Yazar Mehmed Göktaş, Doğruhaber Gazetesi'ndeki bugünkü köşesinde yazısında, Vatikan ve Papa nezdinde Haçlı seferleri ve Teslis sapkınlığına dikkat çekerek Papa’lığın yüklendiği lanete değindiği bir yazı kaleme aldı.
Göktaş, köşe yazısında şu ifadelere yer verdi:
“Irak’tan lânet yüklenerek dönen Papa!
Aslında lânetle birlikte yüzünde bir ton tükürükle dönmeliydi Vatikan’a;
“Getirdiğim bu tükürüklerin hepsi benim değil, bir kısmını da cinsel sapkın sübyancı papazlarıma dağıtmamı söylediler tükürük sahipleri” deyip paylaştırsaydı. Zannedersem yetişmezdi getirdiği tükürük ya, neyse, idare etsinler artık.
Aslında Papa’dan önce onu Irak’a davet eden, onun gelişini milli gün ilan eden, bu ziyareti kendilerine lütfedilmiş en büyük şeref kabul eden yetkililerin yüzüne tükürülmesi gerekiyordu. Korkarım şu anda onların yüzüne tükürecek kimsecikler kalmamıştır Irak’ta, varsa bile bir köşede sindirilmişlerdir.
Anlaşılan o ki, bizim bu tükürük temennimiz gerçekleşmeyecek.
Fakat bir şeye kesin inanıyorum, Papa tükürükle dönmese bile büyük bir lânetle dönecektir Vatikan’a. Yerin üstündekilerden ziyade yerin altındakilerin lânetiyle dönecektir.
1990 yılından bu yana gökten ölüm yağdıran Haçlı sürülerinin katliamına uğramış ve şu anda o topraklarda yatmakta olan yüz binlerce mazlumun lâneti toprağın altından toprağın üzerine çıkmış ve Papayı sarmalamış olmalıdır.
Otuz yıldan bu yana işkence hanelerde can veren insanlar, namusları kirletilen Müslüman kadınlar şu anda hayatta olmadıkları için Papa’nın yüzüne tüküremiyorlar; ama ondan çok daha şiddetli olduğuna inandığımız lânetlerini yağdırmaktadırlar.
Papa’nın temsil ettiği zincirlerinden boşanan bu haçlı sürüleri, katliamlarının yanı sıra koskoca bir medeniyetin tarihi eserlerini yağmalayıp götürmüşler, ülkenin petrolüne el koymuşlardı. Canavarlıklarının yanı sıra aynı zamanda hırsızlıkları ve gangsterlikleri için de tükürük ve lânetten başka bir ceza vermeye gücümüz yetmiyor bugün.
Gelelim Papa’nın Irak’tan yüklenip götürdüğü en büyük lânete, Hz. İbrahim’in lânetine…
Utanmadan, hayâ etmeden Hz. İbrahim’in doğduğu yeri ziyarete gitmiş. Bütün bir yeryüzü ve insanlık âleminde Tevhidin Sembolü olan Hz. İbrahim’in manevi huzuruna Üç Tanrı sapkınlığıyla nasıl varmıştır acaba?
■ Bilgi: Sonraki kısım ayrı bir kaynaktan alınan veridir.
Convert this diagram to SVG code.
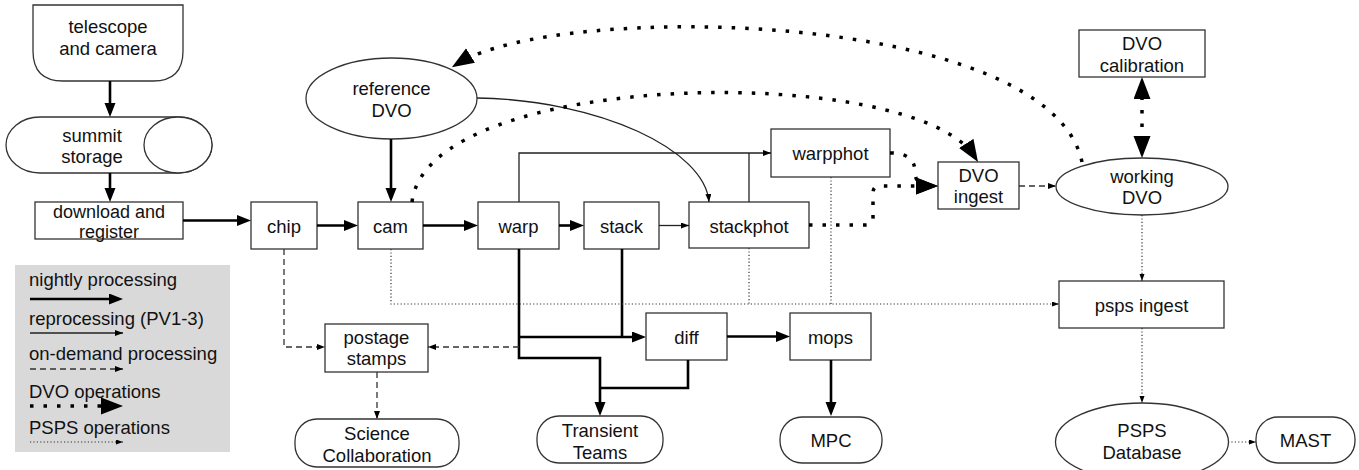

Konuşabilseydi ne derdi acaba bu sapkın Papa’ya, şöyle hayalinizde canlandırın.
Hani Rabbimiz Maide suresinde bize böyle canlı bir sahne sunuyor ya;
“Hani Allah; ey Meryem oğlu İsa, sen mi söyledin insanlara ki, beni ve annemi Allah’tan başka iki ilah edinin diye…?” (5/116)
Sevgili okurlarım, bu minval üzere siz de İbrahim Aleyhisselam’ın ne söyleyeceğini hayalinizde canlandırın.
Lütfen söz konusu bu Teslis sapkınlığını basit bir günah olarak görmeyin, “Neredeyse bundan dolayı gökler çatlayacak, yeryüzü ortadan yarılacak, dağlar dümdüz olacaktı” (19/90)
Umarım birazcık olsun anlamışızdır Papa’nın yüklendiği lâneti?"